To be done
Give back the entire listing verbatim.

Supplied information
____________________
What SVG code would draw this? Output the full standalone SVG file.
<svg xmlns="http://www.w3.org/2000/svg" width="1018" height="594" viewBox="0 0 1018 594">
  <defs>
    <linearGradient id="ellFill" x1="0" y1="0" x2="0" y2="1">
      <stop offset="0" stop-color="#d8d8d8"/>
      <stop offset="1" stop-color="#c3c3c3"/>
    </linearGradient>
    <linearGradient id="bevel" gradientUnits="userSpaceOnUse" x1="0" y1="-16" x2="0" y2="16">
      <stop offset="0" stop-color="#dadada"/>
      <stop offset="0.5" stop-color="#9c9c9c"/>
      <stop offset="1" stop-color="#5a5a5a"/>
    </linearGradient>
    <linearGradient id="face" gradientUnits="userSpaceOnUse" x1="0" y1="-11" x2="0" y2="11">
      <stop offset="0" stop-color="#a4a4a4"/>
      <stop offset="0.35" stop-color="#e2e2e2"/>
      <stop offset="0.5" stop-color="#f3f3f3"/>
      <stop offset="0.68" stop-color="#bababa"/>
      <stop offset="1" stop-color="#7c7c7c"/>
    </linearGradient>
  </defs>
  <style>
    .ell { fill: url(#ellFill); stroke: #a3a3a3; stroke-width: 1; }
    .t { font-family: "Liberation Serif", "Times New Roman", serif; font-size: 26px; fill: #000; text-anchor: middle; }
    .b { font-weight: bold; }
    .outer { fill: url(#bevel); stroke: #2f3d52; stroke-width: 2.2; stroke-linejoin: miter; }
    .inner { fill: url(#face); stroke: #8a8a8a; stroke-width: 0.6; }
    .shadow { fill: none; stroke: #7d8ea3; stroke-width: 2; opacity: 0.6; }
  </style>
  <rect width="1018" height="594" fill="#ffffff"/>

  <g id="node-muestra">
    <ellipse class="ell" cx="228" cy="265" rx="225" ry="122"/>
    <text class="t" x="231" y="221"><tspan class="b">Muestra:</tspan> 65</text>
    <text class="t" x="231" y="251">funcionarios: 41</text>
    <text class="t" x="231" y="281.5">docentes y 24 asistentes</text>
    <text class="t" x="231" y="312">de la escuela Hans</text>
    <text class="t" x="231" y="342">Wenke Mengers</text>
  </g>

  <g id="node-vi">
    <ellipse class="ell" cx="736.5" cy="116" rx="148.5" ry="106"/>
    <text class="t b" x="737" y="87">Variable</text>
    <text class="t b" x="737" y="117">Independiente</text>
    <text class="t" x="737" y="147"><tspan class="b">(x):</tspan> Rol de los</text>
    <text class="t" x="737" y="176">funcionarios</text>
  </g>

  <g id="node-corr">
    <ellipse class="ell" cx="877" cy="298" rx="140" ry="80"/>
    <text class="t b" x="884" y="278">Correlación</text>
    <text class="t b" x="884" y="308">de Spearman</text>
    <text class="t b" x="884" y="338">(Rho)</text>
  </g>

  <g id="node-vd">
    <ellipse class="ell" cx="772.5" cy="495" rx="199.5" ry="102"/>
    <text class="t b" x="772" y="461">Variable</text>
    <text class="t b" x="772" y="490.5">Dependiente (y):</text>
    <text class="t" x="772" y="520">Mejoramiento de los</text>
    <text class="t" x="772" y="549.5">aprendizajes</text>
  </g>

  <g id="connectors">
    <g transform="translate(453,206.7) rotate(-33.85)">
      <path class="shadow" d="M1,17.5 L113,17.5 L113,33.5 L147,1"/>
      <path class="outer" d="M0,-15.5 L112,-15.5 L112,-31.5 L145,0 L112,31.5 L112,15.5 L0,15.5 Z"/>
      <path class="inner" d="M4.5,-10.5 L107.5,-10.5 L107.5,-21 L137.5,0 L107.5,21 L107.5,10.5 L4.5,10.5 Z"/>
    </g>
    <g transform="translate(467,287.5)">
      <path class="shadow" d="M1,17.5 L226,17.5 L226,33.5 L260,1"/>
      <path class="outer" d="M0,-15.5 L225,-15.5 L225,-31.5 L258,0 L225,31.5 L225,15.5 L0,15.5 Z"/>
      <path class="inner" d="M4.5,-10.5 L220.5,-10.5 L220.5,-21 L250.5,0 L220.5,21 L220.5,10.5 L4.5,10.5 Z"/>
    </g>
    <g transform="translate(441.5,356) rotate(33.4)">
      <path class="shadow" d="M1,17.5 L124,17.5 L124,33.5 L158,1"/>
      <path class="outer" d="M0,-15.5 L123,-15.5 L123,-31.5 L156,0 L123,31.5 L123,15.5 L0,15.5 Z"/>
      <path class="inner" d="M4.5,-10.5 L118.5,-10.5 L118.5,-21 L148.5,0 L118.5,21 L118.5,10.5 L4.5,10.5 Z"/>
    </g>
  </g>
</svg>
____________________
Reply
What SVG code would draw this? Output the full standalone SVG file.
<svg xmlns="http://www.w3.org/2000/svg" width="1018" height="594" viewBox="0 0 1018 594">
  <defs>
    <linearGradient id="ellFill" x1="0" y1="0" x2="0" y2="1">
      <stop offset="0" stop-color="#d8d8d8"/>
      <stop offset="1" stop-color="#c3c3c3"/>
    </linearGradient>
    <linearGradient id="bevel" gradientUnits="userSpaceOnUse" x1="0" y1="-16" x2="0" y2="16">
      <stop offset="0" stop-color="#dadada"/>
      <stop offset="0.5" stop-color="#9c9c9c"/>
      <stop offset="1" stop-color="#5a5a5a"/>
    </linearGradient>
    <linearGradient id="face" gradientUnits="userSpaceOnUse" x1="0" y1="-11" x2="0" y2="11">
      <stop offset="0" stop-color="#a4a4a4"/>
      <stop offset="0.35" stop-color="#e2e2e2"/>
      <stop offset="0.5" stop-color="#f3f3f3"/>
      <stop offset="0.68" stop-color="#bababa"/>
      <stop offset="1" stop-color="#7c7c7c"/>
    </linearGradient>
  </defs>
  <style>
    .ell { fill: url(#ellFill); stroke: #a3a3a3; stroke-width: 1; }
    .t { font-family: "Liberation Serif", "Times New Roman", serif; font-size: 26px; fill: #000; text-anchor: middle; }
    .b { font-weight: bold; }
    .outer { fill: url(#bevel); stroke: #2f3d52; stroke-width: 2.2; stroke-linejoin: miter; }
    .inner { fill: url(#face); stroke: #8a8a8a; stroke-width: 0.6; }
    .shadow { fill: none; stroke: #7d8ea3; stroke-width: 2; opacity: 0.6; }
  </style>
  <rect width="1018" height="594" fill="#ffffff"/>

  <g id="node-muestra">
    <ellipse class="ell" cx="228" cy="265" rx="225" ry="122"/>
    <text class="t" x="231" y="221"><tspan class="b">Muestra:</tspan> 65</text>
    <text class="t" x="231" y="251">funcionarios: 41</text>
    <text class="t" x="231" y="281.5">docentes y 24 asistentes</text>
    <text class="t" x="231" y="312">de la escuela Hans</text>
    <text class="t" x="231" y="342">Wenke Mengers</text>
  </g>

  <g id="node-vi">
    <ellipse class="ell" cx="736.5" cy="116" rx="148.5" ry="106"/>
    <text class="t b" x="737" y="87">Variable</text>
    <text class="t b" x="737" y="117">Independiente</text>
    <text class="t" x="737" y="147"><tspan class="b">(x):</tspan> Rol de los</text>
    <text class="t" x="737" y="176">funcionarios</text>
  </g>

  <g id="node-corr">
    <ellipse class="ell" cx="877" cy="298" rx="140" ry="80"/>
    <text class="t b" x="884" y="278">Correlación</text>
    <text class="t b" x="884" y="308">de Spearman</text>
    <text class="t b" x="884" y="338">(Rho)</text>
  </g>

  <g id="node-vd">
    <ellipse class="ell" cx="772.5" cy="495" rx="199.5" ry="102"/>
    <text class="t b" x="772" y="461">Variable</text>
    <text class="t b" x="772" y="490.5">Dependiente (y):</text>
    <text class="t" x="772" y="520">Mejoramiento de los</text>
    <text class="t" x="772" y="549.5">aprendizajes</text>
  </g>

  <g id="connectors">
    <g transform="translate(453,206.7) rotate(-33.85)">
      <path class="shadow" d="M1,17.5 L113,17.5 L113,33.5 L147,1"/>
      <path class="outer" d="M0,-15.5 L112,-15.5 L112,-31.5 L145,0 L112,31.5 L112,15.5 L0,15.5 Z"/>
      <path class="inner" d="M4.5,-10.5 L107.5,-10.5 L107.5,-21 L137.5,0 L107.5,21 L107.5,10.5 L4.5,10.5 Z"/>
    </g>
    <g transform="translate(467,287.5)">
      <path class="shadow" d="M1,17.5 L226,17.5 L226,33.5 L260,1"/>
      <path class="outer" d="M0,-15.5 L225,-15.5 L225,-31.5 L258,0 L225,31.5 L225,15.5 L0,15.5 Z"/>
      <path class="inner" d="M4.5,-10.5 L220.5,-10.5 L220.5,-21 L250.5,0 L220.5,21 L220.5,10.5 L4.5,10.5 Z"/>
    </g>
    <g transform="translate(441.5,356) rotate(33.4)">
      <path class="shadow" d="M1,17.5 L124,17.5 L124,33.5 L158,1"/>
      <path class="outer" d="M0,-15.5 L123,-15.5 L123,-31.5 L156,0 L123,31.5 L123,15.5 L0,15.5 Z"/>
      <path class="inner" d="M4.5,-10.5 L118.5,-10.5 L118.5,-21 L148.5,0 L118.5,21 L118.5,10.5 L4.5,10.5 Z"/>
    </g>
  </g>
</svg>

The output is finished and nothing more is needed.